History
Lynx was a product of the Distributed Computing Group within Academic Computing Services of the University of Kansas, and was initially developed in 1992 by a team of students at the university (Lou Montulli, Michael Grobe and Charles Rezac) as a hypertext browser used solely to distribute campus information as part of a Campus-Wide Information Server and for browsing the Gopher space. Beta availability was announced to Usenet on 22 July 1992. In 1993 Montulli added an Internet interface and released a new version (2.0) of the browser.
As of July 2007 the support of communication protocols in Lynx is implemented using a version of libwww, forked from the library's code base in 1996. The supported protocols include Gopher, HTTP, HTTPS, FTP, NNTP and WAIS. Support for NNTP was added to libwww from ongoing Lynx development in 1994. Support for HTTPS was added to Lynx's fork of libwww later, initially as patches due to concerns about encryption.
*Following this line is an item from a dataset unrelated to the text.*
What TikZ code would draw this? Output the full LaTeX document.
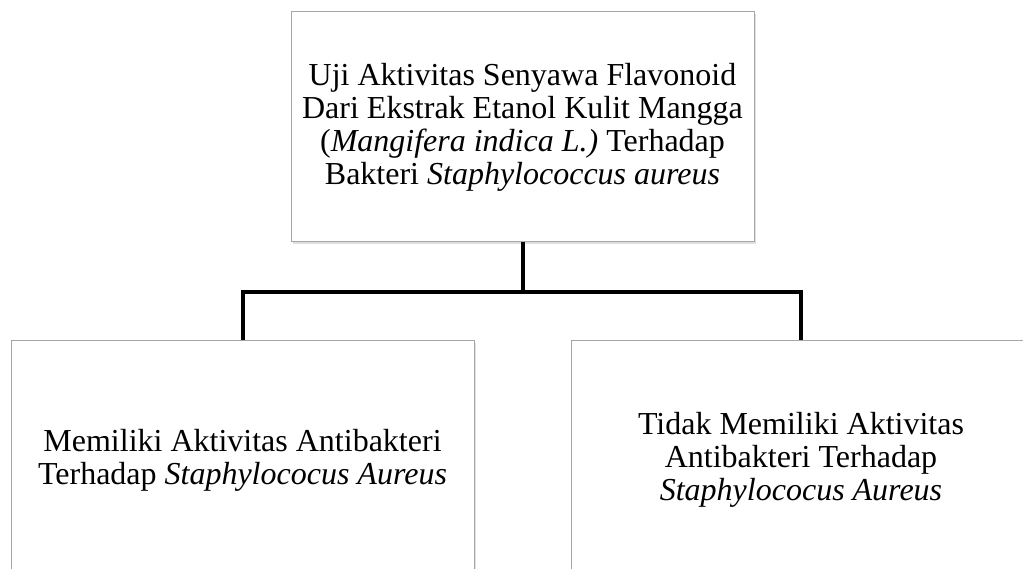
\documentclass[tikz,border=0pt]{standalone}
\usepackage{fontspec}
\setmainfont{Liberation Serif}
\usetikzlibrary{shadows}
\tikzset{every node/.append style={font=\fontsize{32}{33}\selectfont}}

\begin{document}
\begin{tikzpicture}[x=1pt, y=1pt,
    box/.style={draw=gray!70, line width=1pt, fill=white, align=center, inner sep=0pt,
        drop shadow={opacity=0.25, shadow xshift=1.5pt, shadow yshift=-2pt}},
    link/.style={line width=4pt, black}]
    \useasboundingbox (0,0) rectangle (1023,568);
    \node[box, minimum width=463pt, minimum height=230pt] (judul) at (522.5,441)
        {Uji Aktivitas Senyawa Flavonoid\\Dari Ekstrak Etanol Kulit Mangga\\(\textit{Mangifera indica L.)} Terhadap\\Bakteri \textit{Staphylococcus aureus}};
    \node[box, minimum width=463pt, minimum height=238pt] (ada) at (242.5,108)
        {Memiliki Aktivitas Antibakteri\\Terhadap \textit{Staphylococus Aureus}};
    \node[box, minimum width=460pt, minimum height=238pt] (tidak) at (801,108)
        {Tidak Memiliki Aktivitas\\Antibakteri Terhadap\\\textit{Staphylococus Aureus}};
    \coordinate (cabang) at (522.5,276);
    \draw[link] (judul.south) -- (cabang);
    \draw[link] (ada.north) |- (cabang) -| (tidak.north);
\end{tikzpicture}
\end{document}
Garrett Blythe created DosLynx in April 1994 and later joined the Lynx effort as well. Foteos Macrides ported much of Lynx to VMS and maintained it for a time. In 1995, Lynx was released under the GNU General Public License, and is now maintained by a group of volunteers led by Thomas Dickey.
ALynx is an Amiga port of Lynx made in 1995 by P. Marquardt. The current stable version of ALynx is 1.29 and is still available to be downloaded from the Amiga Aminet Repository.